中心部から順々に円形状に植えていくが、最初は円が小さいため、一人で植え、円が大きくなるにしたがって一人から二人、二人から三人と水田に入っていき、みんなで植えていく。田植えや稲刈りができるのは車田保存協力会のメンバーのみ。そろいの法被にすげがさ姿で車田固有の田植え歌を歌いながら、植えていく。

 観光パンフレットや車田のそばの立て札を読むと、このような車田は日本全国にあったらしいが、今では高山市の松ノ木町と佐渡島両津の二つしか現存していない。飛騨の里にも車田はあるが、あれは観光客へのデモンストレーション用のレプリカ(再現)である。それゆえ、松ノ木町の車田は高山氏の重要無形文化財に指定されている。

 車田に関する記録は、高山城主 金森重頼(1650年没)の詠んだ和歌がもっとも古いとされている。

 「見るもうし(憂し) 植えるもくるし(苦し) 車田の
              めぐりめぐりて早苗とるかな」

 また、江戸時代に飛騨地方に在任した代官の手による、飛騨の習俗を記録した「飛州誌」にも車田に関する記述がある。だが、車田がいつごろ始まったのかを正確に記録した書物はなく、おそらく400年〜500年くらいまえから松ノ木町の車田は守り継がれてきたのではないかと云われている。

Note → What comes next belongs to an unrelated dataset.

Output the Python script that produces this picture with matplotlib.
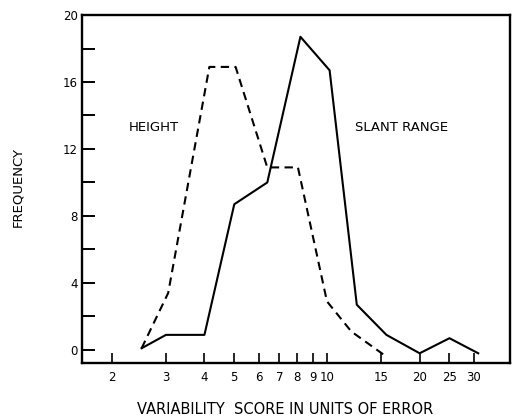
import matplotlib
matplotlib.use('Agg')
import matplotlib.pyplot as plt

# Distribuições de frequência dos escores de variabilidade
height_x = [2.5, 3.05, 4.15, 5.05, 6.4, 8.05, 10.0, 12.0, 15.6]
height_y = [0.1, 3.4, 16.9, 16.9, 10.9, 10.9, 2.9, 1.1, -0.4]

slant_x = [2.5, 3.0, 4.0, 5.0, 6.4, 8.2, 10.2, 12.5, 15.6, 20.0, 25.0, 31.0]
slant_y = [0.1, 0.9, 0.9, 8.7, 10.0, 18.7, 16.7, 2.7, 0.9, -0.2, 0.7, -0.2]

x_ticks = [2, 3, 4, 5, 6, 7, 8, 9, 10, 15, 20, 25, 30]
y_ticks = [0, 2, 4, 6, 8, 10, 12, 14, 16, 18, 20]
y_labels = ['0', '', '4', '', '8', '', '12', '', '16', '', '20']

fig = plt.figure(figsize=(5.12, 4.17), dpi=100)
ax = fig.add_axes([0.160, 0.1295, 0.836, 0.8345])

ax.plot(height_x, height_y, color='k', lw=1.5, linestyle=(0, (4, 2.6)))
ax.plot(slant_x, slant_y, color='k', lw=1.5)

ax.set_xscale('log')
ax.set_xlim(1.60, 39.3)
ax.set_ylim(-0.78, 20)

ax.set_xticks(x_ticks)
ax.set_xticklabels([str(t) for t in x_ticks])
ax.minorticks_off()
ax.set_yticks(y_ticks)
ax.set_yticklabels(y_labels)

ax.tick_params(axis='x', direction='in', length=7, width=1.2, pad=6, labelsize=8.5)
ax.tick_params(axis='y', direction='in', length=9, width=1.4, pad=3, labelsize=8.5)

for s in ax.spines.values():
    s.set_linewidth(1.7)

ax.text(2.74, 13.3, 'HEIGHT', fontsize=9.5, ha='center', va='center')
ax.text(17.5, 13.3, 'SLANT RANGE', fontsize=9.5, ha='center', va='center')

fig.text(285 / 512, 1 - 410 / 417, 'VARIABILITY  SCORE IN UNITS OF ERROR',
         fontsize=10.5, ha='center', va='center')
fig.text(18 / 512, 1 - 187 / 417, 'FREQUENCY', fontsize=9.5, rotation=90,
         ha='center', va='center')

plt.savefig('out.png', dpi=100)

 車田でとれたお米は伊勢神宮へ奉納していたようだ。神様へのささげ物なので、肥料に屎尿や糞など下肥は一切使わない。ボタ草、わら、穀物殻などを肥料にしている。そうやって取れたお米は、今では地元に奉納するための花餅や鏡餅の材料になる。筆者はある年の冬に飛騨の里に行って花餅作りを体験したが、その花餅のもちは車田からとれたお米で作ったと聞かされた。今も昔も、車田でとれたお米は日常米としてではなく、神様に奉納するための儀式に使われている。

 毎年、車田の田植えや稲刈りの季節になると、観光客や地元の人間が松ノ木町や飛騨の里に見学にやってくる。特に、松ノ木町の車田は高山駅からの交通の便もそれほどよくないのに、熱心な観光客が朝早くからやってきて、ビデオカメラをまわしたり、三脚をたててしきりに田植え風景を写真におさめている。5月の中旬くらいに車田の田植えが行われている。もし機会があるなら、ほかの地方では見られない、古式にのっとっためずらしい車田の田植えをぜひその目で一度見ていただきたい。